** START Data segment **

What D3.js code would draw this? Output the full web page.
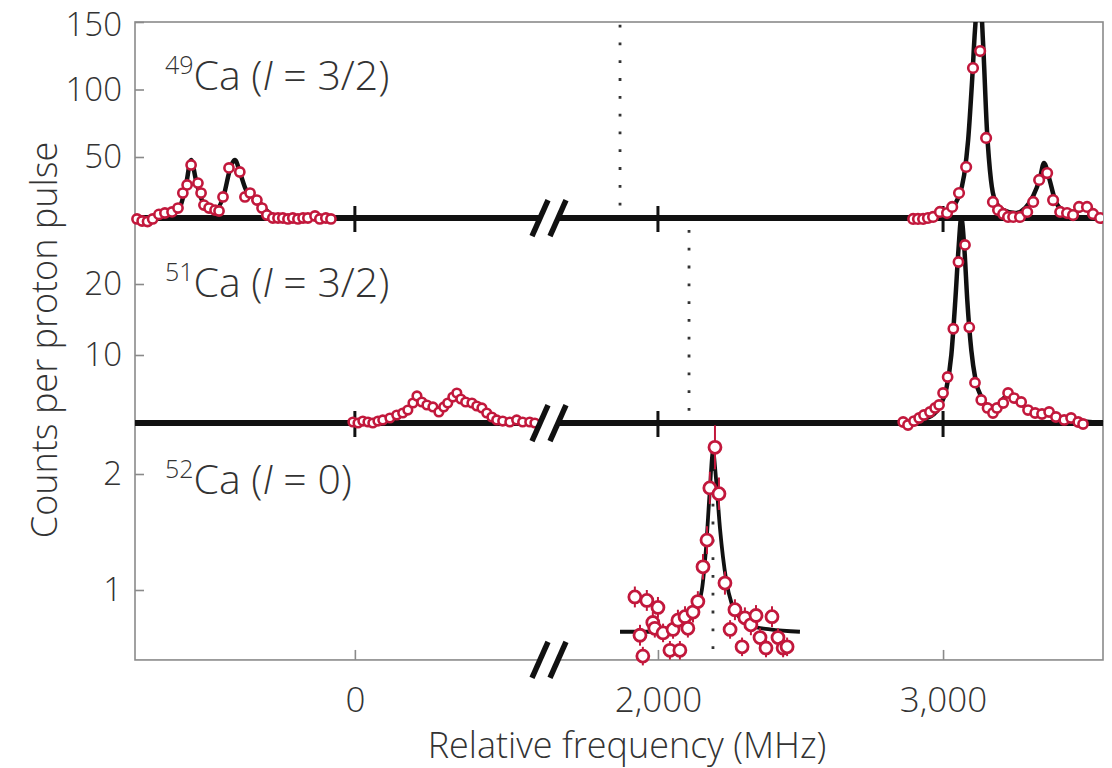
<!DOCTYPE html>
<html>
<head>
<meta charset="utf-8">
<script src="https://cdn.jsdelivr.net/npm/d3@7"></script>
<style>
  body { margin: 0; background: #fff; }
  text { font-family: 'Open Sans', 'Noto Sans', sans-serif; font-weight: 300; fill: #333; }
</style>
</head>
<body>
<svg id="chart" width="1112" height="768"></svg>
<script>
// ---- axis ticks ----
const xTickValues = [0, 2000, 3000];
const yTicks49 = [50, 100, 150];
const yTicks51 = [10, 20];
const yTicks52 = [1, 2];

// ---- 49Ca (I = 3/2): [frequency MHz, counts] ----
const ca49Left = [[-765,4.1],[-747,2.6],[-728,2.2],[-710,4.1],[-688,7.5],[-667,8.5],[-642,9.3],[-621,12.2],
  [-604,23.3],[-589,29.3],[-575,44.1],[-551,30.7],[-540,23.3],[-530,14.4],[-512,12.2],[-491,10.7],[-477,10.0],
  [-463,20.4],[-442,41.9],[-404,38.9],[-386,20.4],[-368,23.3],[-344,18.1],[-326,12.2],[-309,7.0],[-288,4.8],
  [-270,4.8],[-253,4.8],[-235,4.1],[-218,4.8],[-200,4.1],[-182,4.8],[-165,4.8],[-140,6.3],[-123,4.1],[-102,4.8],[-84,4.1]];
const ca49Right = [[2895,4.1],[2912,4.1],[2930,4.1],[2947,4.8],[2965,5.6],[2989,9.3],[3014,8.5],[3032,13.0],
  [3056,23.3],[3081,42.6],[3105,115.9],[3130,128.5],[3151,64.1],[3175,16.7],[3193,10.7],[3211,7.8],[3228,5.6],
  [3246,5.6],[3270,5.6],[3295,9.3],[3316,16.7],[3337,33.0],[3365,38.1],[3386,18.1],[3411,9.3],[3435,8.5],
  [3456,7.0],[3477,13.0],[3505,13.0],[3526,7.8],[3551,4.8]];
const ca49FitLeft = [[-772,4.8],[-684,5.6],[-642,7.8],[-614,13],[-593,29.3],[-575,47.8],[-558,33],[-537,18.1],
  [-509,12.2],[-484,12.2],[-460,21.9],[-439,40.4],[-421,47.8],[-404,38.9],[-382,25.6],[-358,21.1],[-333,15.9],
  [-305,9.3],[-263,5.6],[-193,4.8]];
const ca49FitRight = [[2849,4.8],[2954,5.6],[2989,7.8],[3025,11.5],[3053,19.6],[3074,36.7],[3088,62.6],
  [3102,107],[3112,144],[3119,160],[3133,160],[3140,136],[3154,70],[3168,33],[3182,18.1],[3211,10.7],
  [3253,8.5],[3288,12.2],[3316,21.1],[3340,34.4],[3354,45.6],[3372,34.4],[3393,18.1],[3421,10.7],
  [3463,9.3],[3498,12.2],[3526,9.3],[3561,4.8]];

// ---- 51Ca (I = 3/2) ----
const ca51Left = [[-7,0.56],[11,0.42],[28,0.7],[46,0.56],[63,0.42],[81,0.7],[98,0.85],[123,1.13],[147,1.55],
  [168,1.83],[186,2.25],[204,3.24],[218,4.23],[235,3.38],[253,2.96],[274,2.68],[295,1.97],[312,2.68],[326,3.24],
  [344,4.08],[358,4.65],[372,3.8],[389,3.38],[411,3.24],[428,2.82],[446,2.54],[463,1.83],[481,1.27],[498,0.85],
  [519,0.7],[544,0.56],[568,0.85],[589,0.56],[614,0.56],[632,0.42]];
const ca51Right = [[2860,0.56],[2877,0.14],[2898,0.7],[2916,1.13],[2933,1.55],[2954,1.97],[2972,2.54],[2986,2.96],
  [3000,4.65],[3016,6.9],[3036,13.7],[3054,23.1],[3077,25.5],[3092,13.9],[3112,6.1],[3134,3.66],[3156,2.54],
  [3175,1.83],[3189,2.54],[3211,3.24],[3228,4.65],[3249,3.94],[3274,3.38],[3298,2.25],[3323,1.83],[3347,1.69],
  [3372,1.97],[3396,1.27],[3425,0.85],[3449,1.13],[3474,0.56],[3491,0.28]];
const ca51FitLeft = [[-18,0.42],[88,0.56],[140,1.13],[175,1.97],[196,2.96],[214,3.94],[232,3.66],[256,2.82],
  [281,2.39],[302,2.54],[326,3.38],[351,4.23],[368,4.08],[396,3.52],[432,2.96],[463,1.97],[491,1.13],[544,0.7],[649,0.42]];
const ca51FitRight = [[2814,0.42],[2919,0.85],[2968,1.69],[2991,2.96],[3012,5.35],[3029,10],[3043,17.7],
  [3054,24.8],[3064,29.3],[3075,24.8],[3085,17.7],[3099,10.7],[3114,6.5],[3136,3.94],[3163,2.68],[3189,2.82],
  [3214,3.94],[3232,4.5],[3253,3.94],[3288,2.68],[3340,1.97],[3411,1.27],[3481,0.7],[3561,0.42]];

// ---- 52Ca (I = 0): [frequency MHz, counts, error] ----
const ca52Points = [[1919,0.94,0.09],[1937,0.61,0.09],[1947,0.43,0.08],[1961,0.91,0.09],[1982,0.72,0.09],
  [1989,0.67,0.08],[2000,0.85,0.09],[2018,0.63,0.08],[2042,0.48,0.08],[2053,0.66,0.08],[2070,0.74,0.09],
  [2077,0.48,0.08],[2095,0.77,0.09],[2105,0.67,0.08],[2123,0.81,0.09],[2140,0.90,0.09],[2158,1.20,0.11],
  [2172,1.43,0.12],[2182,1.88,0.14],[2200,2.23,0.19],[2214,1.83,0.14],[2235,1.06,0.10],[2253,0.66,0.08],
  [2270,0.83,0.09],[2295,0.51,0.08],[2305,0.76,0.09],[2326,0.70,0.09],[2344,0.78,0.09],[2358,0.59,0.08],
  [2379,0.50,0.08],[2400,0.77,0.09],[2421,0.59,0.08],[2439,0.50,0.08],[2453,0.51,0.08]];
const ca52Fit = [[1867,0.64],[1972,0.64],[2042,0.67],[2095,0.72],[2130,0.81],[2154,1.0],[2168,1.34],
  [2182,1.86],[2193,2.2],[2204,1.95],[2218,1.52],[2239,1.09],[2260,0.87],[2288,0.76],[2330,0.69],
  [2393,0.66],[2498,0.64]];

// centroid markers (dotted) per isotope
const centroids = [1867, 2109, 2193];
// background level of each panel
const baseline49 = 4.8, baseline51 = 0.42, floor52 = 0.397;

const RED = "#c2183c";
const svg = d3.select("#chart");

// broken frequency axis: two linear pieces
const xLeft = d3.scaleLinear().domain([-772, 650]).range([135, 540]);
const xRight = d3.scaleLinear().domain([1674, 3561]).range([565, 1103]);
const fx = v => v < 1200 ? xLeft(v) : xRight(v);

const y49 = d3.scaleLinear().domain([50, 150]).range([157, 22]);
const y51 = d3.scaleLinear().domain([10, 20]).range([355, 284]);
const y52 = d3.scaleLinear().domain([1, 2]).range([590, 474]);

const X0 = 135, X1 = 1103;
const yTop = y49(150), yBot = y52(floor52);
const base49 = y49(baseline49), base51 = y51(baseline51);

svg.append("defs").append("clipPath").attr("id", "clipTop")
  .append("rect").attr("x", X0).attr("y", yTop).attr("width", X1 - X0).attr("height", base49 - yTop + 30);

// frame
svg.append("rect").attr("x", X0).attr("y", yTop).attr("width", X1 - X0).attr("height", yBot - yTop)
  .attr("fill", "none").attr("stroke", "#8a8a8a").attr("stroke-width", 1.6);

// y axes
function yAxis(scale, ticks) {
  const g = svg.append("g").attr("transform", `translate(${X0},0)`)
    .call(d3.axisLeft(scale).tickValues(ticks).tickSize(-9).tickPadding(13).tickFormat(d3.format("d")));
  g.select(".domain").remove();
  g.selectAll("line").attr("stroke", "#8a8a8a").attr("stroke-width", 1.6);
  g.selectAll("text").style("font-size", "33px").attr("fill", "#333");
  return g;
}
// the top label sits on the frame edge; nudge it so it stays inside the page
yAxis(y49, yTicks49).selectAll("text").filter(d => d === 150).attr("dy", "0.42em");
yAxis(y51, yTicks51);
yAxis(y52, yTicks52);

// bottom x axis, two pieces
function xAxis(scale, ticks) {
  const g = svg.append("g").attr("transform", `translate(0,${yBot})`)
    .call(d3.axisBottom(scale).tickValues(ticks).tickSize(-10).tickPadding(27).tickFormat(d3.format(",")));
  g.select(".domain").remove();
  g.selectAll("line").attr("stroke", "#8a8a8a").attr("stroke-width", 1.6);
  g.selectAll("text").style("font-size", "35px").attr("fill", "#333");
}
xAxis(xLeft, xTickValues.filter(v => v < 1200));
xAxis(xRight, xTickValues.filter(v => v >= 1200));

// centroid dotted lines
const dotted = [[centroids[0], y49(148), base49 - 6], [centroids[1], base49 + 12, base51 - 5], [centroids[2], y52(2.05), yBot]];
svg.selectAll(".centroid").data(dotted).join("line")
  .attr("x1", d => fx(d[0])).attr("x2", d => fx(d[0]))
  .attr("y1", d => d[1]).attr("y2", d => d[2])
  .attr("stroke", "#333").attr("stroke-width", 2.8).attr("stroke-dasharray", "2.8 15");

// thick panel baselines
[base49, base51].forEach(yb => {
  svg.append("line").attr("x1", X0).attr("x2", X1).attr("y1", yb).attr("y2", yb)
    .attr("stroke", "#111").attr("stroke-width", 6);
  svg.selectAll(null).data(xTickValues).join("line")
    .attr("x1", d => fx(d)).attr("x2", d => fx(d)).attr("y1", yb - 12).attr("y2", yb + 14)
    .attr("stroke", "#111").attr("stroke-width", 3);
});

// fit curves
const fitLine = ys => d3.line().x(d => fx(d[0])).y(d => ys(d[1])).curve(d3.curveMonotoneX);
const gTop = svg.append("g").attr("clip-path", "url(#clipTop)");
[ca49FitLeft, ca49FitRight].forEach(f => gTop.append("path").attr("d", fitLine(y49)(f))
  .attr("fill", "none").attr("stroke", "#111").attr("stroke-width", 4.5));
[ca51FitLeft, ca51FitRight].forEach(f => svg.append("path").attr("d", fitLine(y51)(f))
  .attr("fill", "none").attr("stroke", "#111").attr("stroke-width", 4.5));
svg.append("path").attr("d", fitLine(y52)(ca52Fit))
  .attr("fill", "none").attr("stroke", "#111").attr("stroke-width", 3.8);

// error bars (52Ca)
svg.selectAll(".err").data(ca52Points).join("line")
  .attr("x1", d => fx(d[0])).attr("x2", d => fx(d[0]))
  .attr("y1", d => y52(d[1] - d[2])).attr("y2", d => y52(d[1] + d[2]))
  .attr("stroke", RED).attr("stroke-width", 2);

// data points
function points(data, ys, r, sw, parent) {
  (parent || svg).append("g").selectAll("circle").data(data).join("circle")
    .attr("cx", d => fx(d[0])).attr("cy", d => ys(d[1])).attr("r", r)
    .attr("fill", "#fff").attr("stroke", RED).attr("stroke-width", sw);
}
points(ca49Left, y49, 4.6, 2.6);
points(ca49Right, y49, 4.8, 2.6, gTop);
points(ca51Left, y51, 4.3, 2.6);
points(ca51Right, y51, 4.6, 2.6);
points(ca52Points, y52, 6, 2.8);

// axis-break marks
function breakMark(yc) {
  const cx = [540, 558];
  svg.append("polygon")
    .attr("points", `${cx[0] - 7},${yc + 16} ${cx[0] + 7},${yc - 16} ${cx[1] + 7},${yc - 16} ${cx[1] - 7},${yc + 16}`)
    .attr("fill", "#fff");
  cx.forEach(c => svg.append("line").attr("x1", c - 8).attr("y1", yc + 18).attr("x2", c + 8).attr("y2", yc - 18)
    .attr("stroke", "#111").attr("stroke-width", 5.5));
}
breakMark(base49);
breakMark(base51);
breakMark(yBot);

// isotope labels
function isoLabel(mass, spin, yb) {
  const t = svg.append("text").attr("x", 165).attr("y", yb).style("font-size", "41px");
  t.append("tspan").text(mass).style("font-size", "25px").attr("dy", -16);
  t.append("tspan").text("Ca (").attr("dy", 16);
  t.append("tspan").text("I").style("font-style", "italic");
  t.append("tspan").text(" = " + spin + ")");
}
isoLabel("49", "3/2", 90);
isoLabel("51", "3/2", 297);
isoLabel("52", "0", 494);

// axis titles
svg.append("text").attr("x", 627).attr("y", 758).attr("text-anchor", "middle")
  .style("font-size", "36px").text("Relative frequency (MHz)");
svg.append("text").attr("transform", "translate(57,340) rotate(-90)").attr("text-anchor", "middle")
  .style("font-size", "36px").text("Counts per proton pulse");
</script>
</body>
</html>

** END Data segment **

Repeat the lines above, starting at the first and stopping after the line that holds "const yTicks52 = [1, 2];", with the pictures left out.

What D3.js code would draw this? Output the full web page.
<!DOCTYPE html>
<html>
<head>
<meta charset="utf-8">
<script src="https://cdn.jsdelivr.net/npm/d3@7"></script>
<style>
  body { margin: 0; background: #fff; }
  text { font-family: 'Open Sans', 'Noto Sans', sans-serif; font-weight: 300; fill: #333; }
</style>
</head>
<body>
<svg id="chart" width="1112" height="768"></svg>
<script>
// ---- axis ticks ----
const xTickValues = [0, 2000, 3000];
const yTicks49 = [50, 100, 150];
const yTicks51 = [10, 20];
const yTicks52 = [1, 2];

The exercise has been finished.